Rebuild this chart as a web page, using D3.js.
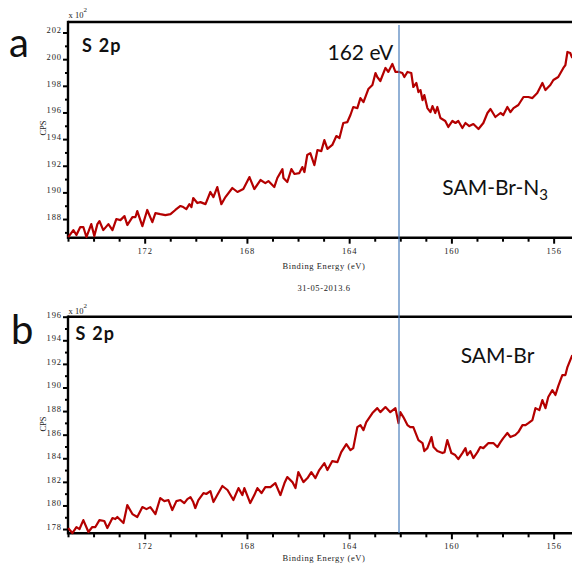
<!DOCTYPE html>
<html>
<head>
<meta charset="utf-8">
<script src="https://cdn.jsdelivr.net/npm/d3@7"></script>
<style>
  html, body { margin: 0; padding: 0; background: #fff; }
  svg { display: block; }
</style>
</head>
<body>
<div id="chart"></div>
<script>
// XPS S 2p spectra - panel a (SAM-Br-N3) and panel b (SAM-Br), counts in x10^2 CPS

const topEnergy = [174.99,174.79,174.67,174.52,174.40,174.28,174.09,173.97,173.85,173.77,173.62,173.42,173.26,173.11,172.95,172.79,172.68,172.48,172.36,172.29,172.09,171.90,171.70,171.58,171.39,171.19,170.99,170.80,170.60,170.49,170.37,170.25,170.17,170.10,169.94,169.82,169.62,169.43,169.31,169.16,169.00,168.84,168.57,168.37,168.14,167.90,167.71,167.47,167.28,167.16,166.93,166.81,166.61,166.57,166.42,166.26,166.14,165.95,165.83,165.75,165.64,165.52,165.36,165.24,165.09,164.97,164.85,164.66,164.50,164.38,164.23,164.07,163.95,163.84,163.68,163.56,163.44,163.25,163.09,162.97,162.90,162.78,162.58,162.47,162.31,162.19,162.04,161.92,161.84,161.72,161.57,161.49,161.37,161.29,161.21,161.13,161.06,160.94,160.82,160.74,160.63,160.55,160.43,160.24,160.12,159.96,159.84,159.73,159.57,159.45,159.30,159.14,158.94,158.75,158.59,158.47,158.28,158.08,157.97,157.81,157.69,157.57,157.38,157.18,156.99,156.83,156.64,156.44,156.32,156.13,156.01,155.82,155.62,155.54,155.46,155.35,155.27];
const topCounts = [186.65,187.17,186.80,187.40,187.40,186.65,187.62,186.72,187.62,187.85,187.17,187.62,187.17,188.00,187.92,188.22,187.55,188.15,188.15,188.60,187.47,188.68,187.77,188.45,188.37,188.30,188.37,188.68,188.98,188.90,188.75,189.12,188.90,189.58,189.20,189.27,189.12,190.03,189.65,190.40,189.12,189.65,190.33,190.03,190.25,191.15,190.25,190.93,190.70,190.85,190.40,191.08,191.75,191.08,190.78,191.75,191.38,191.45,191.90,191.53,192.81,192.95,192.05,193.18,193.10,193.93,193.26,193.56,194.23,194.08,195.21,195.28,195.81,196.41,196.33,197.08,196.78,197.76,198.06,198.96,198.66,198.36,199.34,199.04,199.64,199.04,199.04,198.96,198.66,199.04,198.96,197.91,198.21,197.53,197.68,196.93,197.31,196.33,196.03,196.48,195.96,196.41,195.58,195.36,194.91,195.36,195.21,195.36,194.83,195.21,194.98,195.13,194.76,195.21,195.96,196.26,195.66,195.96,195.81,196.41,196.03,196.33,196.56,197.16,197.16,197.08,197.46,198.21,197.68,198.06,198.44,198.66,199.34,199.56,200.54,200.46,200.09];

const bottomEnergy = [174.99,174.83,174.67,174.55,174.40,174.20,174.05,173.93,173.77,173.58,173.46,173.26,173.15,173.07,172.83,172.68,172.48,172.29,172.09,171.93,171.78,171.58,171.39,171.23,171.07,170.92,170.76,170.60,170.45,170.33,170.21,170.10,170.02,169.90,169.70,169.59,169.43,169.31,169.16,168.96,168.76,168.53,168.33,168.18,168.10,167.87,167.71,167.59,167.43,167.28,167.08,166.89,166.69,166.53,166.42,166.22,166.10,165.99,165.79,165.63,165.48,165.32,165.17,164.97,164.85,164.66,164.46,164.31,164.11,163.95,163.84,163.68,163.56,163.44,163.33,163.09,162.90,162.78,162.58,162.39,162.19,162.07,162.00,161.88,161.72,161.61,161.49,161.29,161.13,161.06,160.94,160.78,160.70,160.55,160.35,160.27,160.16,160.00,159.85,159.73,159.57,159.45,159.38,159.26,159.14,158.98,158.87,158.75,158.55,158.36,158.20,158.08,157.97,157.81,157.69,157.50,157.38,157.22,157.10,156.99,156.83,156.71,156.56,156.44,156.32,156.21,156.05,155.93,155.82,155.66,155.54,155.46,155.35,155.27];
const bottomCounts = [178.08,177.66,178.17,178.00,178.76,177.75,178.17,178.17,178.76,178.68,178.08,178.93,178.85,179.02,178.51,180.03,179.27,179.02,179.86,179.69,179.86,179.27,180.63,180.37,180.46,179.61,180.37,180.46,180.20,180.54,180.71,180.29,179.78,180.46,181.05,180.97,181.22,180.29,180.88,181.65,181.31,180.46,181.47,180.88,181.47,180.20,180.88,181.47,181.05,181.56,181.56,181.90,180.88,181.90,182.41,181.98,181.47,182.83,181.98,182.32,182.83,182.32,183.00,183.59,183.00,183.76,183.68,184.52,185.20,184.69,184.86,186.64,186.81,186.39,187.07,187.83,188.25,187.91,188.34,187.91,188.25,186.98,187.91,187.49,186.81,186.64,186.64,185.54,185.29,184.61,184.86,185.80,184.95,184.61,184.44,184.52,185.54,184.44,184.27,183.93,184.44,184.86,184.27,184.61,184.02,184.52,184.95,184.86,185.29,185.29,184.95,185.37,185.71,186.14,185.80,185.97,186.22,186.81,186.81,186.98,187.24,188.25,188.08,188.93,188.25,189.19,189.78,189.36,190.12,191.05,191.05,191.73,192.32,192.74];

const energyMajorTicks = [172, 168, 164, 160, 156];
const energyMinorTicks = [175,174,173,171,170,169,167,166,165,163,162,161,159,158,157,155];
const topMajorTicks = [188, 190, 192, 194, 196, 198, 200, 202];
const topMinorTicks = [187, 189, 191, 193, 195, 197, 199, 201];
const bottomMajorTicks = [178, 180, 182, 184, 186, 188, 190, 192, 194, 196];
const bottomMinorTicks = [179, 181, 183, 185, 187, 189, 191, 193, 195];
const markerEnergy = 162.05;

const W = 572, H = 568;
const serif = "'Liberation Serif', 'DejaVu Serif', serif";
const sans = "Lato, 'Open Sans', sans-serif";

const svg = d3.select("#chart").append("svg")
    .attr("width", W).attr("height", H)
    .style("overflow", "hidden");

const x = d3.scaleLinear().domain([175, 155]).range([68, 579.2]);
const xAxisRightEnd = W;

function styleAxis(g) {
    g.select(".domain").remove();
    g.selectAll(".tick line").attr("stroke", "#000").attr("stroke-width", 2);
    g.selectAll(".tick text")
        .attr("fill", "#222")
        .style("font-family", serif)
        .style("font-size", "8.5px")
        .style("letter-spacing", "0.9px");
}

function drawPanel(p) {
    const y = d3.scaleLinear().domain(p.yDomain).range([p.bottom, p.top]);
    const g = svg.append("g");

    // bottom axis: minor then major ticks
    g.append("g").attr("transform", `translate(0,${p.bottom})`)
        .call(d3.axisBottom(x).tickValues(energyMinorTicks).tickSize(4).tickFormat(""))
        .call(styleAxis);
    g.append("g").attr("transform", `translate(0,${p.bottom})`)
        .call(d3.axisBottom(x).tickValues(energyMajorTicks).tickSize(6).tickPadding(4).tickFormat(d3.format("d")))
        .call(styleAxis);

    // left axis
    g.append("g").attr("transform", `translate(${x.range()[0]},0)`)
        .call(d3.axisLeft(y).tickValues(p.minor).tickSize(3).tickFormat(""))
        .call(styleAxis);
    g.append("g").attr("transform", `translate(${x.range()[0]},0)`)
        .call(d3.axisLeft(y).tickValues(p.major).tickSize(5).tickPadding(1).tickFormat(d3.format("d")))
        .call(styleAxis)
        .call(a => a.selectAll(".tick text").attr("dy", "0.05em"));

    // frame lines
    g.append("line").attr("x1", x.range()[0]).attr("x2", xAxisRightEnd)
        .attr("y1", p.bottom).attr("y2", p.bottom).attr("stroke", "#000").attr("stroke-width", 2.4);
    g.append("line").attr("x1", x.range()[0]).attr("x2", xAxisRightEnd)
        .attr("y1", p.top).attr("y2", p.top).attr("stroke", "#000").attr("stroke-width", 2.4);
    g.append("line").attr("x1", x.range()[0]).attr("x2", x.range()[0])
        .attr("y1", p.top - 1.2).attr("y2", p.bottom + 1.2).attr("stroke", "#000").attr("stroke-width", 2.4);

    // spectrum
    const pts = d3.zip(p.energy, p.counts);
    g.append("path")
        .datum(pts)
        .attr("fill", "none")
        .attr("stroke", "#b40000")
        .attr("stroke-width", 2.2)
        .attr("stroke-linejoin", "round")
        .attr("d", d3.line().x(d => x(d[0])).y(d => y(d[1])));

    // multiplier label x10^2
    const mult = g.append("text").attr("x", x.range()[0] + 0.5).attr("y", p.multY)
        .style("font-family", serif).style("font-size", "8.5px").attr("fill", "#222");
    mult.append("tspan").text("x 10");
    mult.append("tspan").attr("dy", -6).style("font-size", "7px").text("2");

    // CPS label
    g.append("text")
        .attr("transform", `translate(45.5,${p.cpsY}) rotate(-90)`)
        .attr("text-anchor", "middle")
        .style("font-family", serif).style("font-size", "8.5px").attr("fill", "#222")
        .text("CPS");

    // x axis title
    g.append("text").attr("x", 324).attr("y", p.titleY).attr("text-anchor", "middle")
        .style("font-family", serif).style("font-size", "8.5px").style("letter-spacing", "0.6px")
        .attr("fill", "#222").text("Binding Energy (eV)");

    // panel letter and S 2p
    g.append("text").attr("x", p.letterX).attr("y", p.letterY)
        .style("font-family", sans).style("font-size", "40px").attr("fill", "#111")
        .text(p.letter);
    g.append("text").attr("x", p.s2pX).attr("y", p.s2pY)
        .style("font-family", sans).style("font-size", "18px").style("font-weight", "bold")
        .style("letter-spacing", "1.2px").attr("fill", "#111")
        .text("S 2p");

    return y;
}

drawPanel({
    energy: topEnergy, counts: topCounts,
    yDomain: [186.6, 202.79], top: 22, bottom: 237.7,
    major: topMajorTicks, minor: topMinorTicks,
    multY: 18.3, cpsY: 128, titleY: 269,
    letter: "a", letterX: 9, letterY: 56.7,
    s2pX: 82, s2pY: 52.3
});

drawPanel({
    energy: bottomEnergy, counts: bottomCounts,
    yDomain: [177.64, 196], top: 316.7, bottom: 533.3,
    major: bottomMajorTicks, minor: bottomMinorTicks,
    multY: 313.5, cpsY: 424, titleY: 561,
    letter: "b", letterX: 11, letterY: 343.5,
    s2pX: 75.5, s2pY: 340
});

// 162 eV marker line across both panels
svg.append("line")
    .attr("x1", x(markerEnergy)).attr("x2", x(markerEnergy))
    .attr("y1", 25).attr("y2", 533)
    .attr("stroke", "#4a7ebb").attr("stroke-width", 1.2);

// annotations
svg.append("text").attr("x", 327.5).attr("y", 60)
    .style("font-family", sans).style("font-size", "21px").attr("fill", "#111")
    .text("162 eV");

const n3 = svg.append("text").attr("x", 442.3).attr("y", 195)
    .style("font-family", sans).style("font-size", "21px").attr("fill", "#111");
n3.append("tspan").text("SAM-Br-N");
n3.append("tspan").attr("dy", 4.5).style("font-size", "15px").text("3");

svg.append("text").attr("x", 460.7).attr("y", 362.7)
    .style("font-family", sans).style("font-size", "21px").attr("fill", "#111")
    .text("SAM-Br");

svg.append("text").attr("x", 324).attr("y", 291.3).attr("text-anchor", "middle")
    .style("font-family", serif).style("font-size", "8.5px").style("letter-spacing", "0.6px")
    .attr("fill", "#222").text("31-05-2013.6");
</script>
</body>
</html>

####

WHAT YOU ARE ASKED TO DO: Pictures are excluded: retype only the lines from the beginning of the listing above through the line with "in x10^2 CPS", both included.

OUTPUT FOR THIS EXERCISE:
Rebuild this chart as a web page, using D3.js.
<!DOCTYPE html>
<html>
<head>
<meta charset="utf-8">
<script src="https://cdn.jsdelivr.net/npm/d3@7"></script>
<style>
  html, body { margin: 0; padding: 0; background: #fff; }
  svg { display: block; }
</style>
</head>
<body>
<div id="chart"></div>
<script>
// XPS S 2p spectra - panel a (SAM-Br-N3) and panel b (SAM-Br), counts in x10^2 CPS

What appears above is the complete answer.